WHAT YOU HAVE TO DO: Your answer should be only a number: how many lines include the word "with".

===== RAW RECORDS =====

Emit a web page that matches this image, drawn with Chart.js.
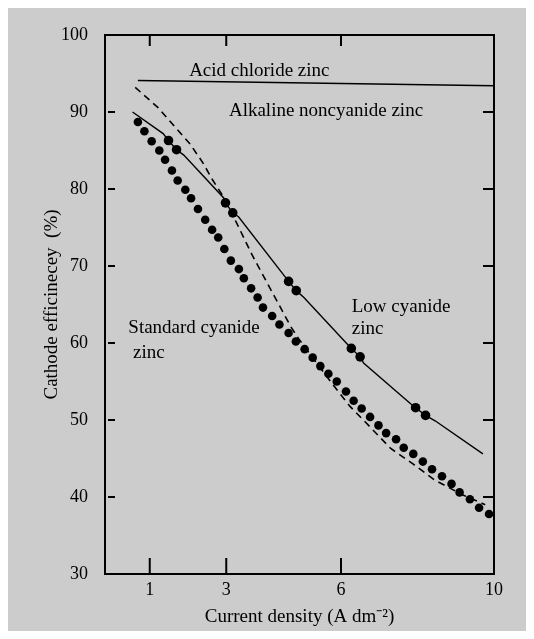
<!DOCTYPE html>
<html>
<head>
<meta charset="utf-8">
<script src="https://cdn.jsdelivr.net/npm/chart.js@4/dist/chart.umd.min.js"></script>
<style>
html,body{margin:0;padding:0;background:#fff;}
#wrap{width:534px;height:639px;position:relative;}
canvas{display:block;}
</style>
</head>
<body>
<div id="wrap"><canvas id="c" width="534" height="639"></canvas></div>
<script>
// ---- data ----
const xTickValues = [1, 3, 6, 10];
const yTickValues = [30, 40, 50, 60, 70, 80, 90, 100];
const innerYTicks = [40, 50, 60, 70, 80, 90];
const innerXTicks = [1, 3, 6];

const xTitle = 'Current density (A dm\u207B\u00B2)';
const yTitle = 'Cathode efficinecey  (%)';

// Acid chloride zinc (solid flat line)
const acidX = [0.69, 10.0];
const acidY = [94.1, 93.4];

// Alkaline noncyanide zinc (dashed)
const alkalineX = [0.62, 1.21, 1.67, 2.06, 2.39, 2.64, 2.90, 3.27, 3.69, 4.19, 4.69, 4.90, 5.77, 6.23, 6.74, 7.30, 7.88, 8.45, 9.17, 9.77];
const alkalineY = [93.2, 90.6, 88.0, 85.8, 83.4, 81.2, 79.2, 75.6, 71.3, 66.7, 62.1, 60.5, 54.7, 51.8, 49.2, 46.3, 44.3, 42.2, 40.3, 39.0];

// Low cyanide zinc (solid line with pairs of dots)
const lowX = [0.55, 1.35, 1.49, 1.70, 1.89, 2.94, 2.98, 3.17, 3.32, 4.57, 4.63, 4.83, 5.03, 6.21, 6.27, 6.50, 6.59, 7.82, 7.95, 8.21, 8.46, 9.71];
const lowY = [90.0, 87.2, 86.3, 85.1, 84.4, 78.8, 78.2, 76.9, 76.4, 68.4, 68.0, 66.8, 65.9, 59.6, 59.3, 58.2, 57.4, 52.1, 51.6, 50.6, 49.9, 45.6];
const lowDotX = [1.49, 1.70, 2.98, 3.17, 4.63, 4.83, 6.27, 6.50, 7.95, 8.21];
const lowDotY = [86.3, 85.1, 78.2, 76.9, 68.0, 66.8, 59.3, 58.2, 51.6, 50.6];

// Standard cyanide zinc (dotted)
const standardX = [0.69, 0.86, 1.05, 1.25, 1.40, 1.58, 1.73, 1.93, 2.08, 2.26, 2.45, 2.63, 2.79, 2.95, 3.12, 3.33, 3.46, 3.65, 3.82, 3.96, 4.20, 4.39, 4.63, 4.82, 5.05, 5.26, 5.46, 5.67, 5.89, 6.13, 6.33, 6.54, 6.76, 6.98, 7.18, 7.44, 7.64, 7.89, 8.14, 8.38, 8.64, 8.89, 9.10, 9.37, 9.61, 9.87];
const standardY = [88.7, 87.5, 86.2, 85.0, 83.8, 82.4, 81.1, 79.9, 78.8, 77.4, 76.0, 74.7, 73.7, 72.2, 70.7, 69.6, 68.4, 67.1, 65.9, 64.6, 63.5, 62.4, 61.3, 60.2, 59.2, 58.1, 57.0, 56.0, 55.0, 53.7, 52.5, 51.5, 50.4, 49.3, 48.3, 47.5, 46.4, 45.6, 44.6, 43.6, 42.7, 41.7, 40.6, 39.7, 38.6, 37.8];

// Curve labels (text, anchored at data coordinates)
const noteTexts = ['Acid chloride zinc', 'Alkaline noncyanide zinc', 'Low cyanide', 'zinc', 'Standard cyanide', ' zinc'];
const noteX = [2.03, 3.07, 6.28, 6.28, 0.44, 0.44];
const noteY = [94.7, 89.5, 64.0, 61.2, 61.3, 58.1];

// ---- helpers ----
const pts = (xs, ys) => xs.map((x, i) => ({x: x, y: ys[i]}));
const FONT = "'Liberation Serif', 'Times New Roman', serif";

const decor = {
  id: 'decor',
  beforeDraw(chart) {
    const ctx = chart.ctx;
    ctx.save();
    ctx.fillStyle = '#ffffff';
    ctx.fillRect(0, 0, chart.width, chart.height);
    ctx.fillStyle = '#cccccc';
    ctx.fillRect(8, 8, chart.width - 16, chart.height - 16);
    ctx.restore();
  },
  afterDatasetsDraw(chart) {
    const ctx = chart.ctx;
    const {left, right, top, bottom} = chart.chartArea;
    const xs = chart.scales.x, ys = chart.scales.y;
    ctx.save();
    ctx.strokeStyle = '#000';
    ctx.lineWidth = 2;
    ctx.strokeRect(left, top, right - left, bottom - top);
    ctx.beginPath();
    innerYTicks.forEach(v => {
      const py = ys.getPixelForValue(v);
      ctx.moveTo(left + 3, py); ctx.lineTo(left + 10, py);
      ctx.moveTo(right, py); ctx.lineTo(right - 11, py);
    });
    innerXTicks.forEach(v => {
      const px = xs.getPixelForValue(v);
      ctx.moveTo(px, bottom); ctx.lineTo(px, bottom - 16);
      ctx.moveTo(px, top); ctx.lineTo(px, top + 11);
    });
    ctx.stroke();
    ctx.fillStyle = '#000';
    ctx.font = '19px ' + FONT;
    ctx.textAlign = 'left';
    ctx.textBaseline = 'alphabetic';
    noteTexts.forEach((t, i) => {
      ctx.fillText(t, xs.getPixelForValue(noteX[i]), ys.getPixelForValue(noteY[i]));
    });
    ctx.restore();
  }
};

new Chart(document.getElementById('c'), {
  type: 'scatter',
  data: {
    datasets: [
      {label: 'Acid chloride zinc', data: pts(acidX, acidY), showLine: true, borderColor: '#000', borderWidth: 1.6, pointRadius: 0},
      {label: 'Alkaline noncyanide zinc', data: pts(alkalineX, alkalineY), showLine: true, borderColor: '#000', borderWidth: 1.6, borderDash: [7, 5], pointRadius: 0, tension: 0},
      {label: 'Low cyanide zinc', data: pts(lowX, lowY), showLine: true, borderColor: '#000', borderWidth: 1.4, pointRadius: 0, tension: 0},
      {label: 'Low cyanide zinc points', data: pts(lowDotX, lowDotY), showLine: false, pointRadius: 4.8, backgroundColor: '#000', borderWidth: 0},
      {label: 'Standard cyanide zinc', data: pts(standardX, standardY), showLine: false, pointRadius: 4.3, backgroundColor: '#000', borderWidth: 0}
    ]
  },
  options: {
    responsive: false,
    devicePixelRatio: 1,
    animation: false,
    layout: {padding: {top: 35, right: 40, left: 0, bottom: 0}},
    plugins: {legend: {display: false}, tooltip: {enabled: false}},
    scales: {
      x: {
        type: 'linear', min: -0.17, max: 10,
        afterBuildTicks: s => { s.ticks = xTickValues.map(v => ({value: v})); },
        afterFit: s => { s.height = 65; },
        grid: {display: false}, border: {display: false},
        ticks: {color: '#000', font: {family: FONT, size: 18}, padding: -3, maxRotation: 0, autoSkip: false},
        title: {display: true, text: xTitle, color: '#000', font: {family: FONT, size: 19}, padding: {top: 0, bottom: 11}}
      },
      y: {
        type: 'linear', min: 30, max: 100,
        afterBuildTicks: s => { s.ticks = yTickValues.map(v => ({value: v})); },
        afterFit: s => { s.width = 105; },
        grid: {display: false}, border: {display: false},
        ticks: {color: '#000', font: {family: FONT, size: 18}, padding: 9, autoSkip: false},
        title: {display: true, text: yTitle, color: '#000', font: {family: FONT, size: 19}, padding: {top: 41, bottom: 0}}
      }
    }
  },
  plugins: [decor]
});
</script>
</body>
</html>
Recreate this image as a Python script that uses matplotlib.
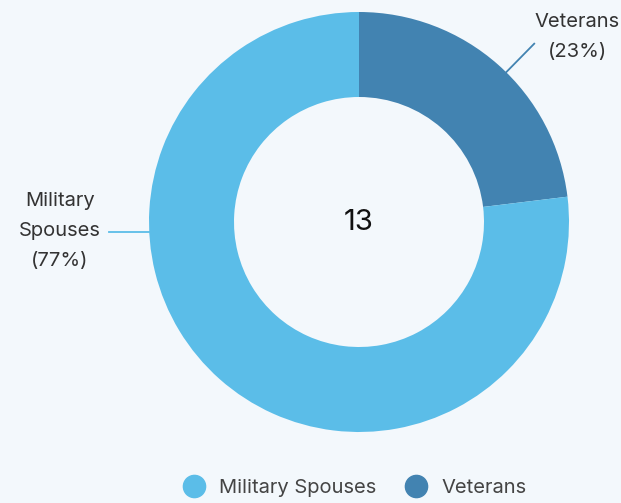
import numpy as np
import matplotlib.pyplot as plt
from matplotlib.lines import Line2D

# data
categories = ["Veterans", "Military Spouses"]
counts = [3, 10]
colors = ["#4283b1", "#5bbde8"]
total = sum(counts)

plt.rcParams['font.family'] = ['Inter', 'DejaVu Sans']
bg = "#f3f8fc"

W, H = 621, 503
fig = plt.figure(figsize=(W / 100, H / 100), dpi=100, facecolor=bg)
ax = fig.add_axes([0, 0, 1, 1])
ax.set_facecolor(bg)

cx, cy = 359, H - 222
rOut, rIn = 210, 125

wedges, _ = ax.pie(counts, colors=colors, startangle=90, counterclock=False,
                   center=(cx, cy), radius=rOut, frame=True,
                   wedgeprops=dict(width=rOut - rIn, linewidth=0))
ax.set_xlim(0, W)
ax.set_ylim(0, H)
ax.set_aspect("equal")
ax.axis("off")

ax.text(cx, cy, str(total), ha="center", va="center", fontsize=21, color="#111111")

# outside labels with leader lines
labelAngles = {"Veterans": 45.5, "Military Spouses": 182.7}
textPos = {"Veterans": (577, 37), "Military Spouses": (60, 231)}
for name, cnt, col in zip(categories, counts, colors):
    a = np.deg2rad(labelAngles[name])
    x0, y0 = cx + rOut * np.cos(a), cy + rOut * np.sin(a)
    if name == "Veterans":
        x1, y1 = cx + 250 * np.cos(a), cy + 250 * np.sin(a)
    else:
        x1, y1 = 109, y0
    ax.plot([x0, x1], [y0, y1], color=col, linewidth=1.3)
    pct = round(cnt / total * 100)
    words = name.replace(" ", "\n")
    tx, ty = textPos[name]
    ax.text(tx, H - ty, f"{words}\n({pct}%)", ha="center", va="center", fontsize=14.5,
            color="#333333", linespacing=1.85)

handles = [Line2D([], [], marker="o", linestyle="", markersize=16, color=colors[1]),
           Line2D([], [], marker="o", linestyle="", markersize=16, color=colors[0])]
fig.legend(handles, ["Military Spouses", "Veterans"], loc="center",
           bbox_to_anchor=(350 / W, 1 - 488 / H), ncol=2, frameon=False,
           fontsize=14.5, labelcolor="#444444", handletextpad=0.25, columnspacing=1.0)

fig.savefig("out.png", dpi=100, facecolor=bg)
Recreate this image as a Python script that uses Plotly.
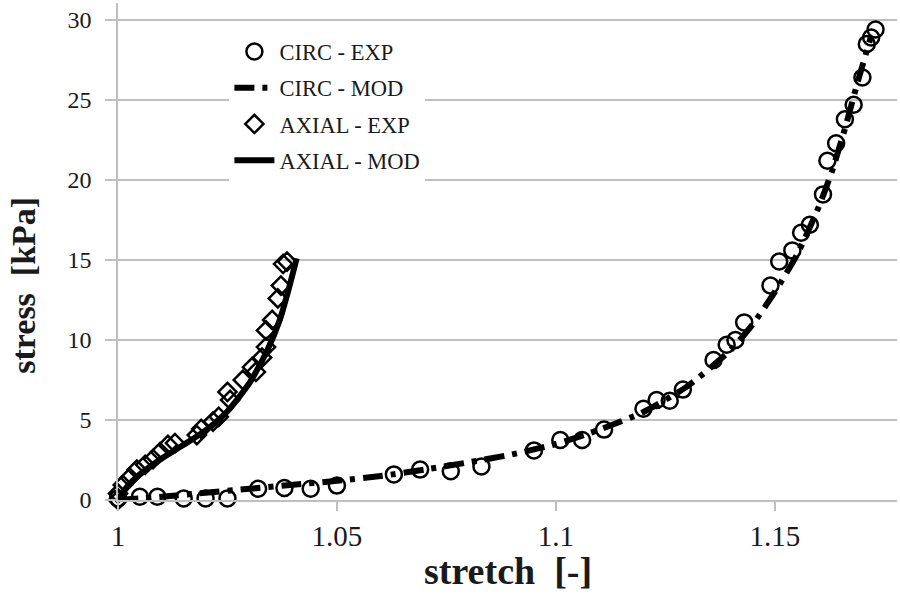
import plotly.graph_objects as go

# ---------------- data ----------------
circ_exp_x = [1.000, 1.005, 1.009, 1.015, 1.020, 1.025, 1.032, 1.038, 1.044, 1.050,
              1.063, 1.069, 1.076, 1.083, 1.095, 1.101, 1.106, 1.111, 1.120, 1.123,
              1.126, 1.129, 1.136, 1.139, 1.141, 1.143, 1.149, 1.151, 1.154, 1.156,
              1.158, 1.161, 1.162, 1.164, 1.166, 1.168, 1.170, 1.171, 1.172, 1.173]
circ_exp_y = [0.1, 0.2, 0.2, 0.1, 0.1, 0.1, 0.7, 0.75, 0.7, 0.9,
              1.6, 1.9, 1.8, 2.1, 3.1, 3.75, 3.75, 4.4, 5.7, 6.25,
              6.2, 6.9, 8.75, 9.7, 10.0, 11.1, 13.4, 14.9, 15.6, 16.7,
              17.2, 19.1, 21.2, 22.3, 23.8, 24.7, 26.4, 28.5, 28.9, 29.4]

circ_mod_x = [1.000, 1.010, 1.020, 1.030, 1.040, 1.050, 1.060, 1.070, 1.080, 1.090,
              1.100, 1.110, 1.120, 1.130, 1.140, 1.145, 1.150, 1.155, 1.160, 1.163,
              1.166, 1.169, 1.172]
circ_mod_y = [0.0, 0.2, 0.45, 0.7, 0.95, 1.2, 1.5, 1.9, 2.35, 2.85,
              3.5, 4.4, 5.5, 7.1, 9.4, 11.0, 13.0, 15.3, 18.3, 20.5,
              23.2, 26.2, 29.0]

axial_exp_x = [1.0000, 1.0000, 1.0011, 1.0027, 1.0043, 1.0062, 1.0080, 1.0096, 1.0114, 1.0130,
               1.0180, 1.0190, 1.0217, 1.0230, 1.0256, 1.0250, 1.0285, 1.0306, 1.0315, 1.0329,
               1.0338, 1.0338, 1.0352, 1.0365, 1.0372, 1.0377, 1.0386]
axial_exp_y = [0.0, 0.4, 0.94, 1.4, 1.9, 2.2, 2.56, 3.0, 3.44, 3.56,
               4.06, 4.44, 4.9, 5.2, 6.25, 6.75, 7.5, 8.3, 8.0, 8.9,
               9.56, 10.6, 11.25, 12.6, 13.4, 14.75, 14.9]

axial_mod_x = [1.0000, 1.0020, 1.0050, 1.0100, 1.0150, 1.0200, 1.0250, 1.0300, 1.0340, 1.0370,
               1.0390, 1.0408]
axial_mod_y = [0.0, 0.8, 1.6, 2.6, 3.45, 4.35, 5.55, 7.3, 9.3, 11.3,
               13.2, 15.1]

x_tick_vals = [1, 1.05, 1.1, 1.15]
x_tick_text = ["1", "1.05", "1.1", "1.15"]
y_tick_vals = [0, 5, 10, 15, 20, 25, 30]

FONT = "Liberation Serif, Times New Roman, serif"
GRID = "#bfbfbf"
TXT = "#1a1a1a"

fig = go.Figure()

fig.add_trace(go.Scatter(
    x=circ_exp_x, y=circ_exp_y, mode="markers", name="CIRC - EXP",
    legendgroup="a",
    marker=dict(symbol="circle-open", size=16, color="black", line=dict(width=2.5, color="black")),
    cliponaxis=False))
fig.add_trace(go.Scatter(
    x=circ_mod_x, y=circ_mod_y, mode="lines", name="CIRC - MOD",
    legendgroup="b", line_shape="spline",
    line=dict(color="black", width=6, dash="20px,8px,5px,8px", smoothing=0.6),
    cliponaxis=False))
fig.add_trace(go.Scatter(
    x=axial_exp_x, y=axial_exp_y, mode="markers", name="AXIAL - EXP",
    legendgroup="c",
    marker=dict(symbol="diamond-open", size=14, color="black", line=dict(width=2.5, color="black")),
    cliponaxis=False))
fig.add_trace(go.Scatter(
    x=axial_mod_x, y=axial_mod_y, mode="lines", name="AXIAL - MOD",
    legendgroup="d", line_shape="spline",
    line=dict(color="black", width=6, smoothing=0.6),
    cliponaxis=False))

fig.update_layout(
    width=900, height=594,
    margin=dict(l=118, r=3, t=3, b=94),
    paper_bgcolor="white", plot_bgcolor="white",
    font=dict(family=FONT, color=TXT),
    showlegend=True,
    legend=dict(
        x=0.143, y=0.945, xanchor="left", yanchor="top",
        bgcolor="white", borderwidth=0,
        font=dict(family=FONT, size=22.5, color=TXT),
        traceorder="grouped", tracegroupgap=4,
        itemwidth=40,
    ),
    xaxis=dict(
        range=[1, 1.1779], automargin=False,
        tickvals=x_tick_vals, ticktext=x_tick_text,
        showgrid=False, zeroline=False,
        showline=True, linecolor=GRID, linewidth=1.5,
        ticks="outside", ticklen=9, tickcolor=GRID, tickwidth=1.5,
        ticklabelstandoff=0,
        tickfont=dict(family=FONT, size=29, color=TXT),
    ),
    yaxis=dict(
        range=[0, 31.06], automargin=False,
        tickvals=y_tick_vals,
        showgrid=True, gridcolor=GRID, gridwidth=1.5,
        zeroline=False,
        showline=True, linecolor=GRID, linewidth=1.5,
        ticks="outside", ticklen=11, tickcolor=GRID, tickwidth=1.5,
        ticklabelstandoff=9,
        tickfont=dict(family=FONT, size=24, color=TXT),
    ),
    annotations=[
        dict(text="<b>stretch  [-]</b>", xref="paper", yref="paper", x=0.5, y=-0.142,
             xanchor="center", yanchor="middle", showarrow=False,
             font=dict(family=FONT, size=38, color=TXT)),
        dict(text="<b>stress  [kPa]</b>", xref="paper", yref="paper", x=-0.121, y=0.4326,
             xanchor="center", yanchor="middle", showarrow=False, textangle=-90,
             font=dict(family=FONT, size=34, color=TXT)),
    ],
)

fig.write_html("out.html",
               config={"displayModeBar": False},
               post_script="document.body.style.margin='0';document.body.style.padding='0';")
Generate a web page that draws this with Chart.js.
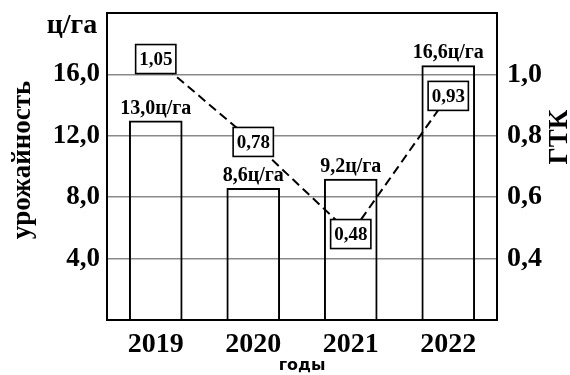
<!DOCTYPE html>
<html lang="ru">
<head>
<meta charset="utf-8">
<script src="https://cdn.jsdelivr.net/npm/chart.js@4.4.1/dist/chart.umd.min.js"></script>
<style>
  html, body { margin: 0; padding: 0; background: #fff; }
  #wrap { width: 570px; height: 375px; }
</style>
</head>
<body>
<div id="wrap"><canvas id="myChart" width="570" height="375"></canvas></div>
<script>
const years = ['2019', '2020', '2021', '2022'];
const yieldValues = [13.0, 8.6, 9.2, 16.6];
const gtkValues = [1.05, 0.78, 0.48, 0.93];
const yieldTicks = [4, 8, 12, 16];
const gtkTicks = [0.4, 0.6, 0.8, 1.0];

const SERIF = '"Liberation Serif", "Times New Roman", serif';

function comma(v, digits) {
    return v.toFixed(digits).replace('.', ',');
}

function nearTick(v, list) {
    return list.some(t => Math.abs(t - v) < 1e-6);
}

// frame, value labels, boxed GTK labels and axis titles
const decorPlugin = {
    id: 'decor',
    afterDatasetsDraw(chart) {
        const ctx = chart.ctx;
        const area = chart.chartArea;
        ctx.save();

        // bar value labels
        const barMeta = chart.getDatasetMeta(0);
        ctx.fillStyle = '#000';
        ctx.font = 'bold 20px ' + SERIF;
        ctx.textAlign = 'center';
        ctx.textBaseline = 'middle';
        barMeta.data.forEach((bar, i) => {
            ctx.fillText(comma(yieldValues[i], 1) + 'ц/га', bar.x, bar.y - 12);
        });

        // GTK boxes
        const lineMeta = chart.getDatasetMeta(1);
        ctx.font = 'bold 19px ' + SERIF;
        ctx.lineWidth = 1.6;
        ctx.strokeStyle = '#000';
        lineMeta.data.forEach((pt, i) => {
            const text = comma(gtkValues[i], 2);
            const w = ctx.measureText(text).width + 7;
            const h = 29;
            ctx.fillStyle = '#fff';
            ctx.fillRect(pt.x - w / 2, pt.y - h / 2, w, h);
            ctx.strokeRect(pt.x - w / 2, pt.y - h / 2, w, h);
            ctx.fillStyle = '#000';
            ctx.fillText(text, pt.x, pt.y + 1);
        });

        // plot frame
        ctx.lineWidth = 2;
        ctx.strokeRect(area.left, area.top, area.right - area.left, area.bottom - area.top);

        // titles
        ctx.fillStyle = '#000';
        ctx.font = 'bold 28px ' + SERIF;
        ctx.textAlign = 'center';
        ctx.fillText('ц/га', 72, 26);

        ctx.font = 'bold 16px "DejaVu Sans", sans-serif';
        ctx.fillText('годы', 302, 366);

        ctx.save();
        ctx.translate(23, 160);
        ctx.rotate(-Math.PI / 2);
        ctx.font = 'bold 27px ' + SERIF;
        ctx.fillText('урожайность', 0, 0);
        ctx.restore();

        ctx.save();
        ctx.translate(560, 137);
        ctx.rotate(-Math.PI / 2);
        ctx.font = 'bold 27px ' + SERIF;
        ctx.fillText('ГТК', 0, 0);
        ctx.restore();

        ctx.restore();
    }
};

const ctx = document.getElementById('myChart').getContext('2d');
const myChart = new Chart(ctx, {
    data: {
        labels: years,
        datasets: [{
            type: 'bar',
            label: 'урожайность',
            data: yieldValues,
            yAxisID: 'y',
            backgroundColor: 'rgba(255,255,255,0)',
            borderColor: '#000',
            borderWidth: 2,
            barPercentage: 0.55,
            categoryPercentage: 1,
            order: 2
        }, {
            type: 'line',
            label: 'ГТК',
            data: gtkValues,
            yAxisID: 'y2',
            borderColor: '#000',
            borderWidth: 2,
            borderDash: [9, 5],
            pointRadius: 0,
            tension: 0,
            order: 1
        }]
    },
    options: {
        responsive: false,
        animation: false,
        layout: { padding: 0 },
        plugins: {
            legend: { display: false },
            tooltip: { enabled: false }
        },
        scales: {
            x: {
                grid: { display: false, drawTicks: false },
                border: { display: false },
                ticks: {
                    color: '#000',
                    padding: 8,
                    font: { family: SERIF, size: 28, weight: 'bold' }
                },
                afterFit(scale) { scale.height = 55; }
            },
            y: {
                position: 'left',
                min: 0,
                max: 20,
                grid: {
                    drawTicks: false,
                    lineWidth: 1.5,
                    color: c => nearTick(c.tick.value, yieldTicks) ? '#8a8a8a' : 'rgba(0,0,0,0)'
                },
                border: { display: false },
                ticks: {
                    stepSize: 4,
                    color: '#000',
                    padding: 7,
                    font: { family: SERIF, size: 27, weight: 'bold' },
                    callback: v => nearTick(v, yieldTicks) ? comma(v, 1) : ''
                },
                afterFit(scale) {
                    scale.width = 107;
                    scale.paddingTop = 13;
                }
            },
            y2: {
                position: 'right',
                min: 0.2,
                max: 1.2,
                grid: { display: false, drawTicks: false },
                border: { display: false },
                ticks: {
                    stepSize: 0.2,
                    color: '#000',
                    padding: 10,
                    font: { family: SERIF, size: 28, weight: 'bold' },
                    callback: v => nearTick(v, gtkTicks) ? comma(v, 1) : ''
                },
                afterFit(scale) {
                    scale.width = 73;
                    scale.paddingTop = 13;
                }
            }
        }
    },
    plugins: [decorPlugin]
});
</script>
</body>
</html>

=====

EXERCISE ANSWER: 4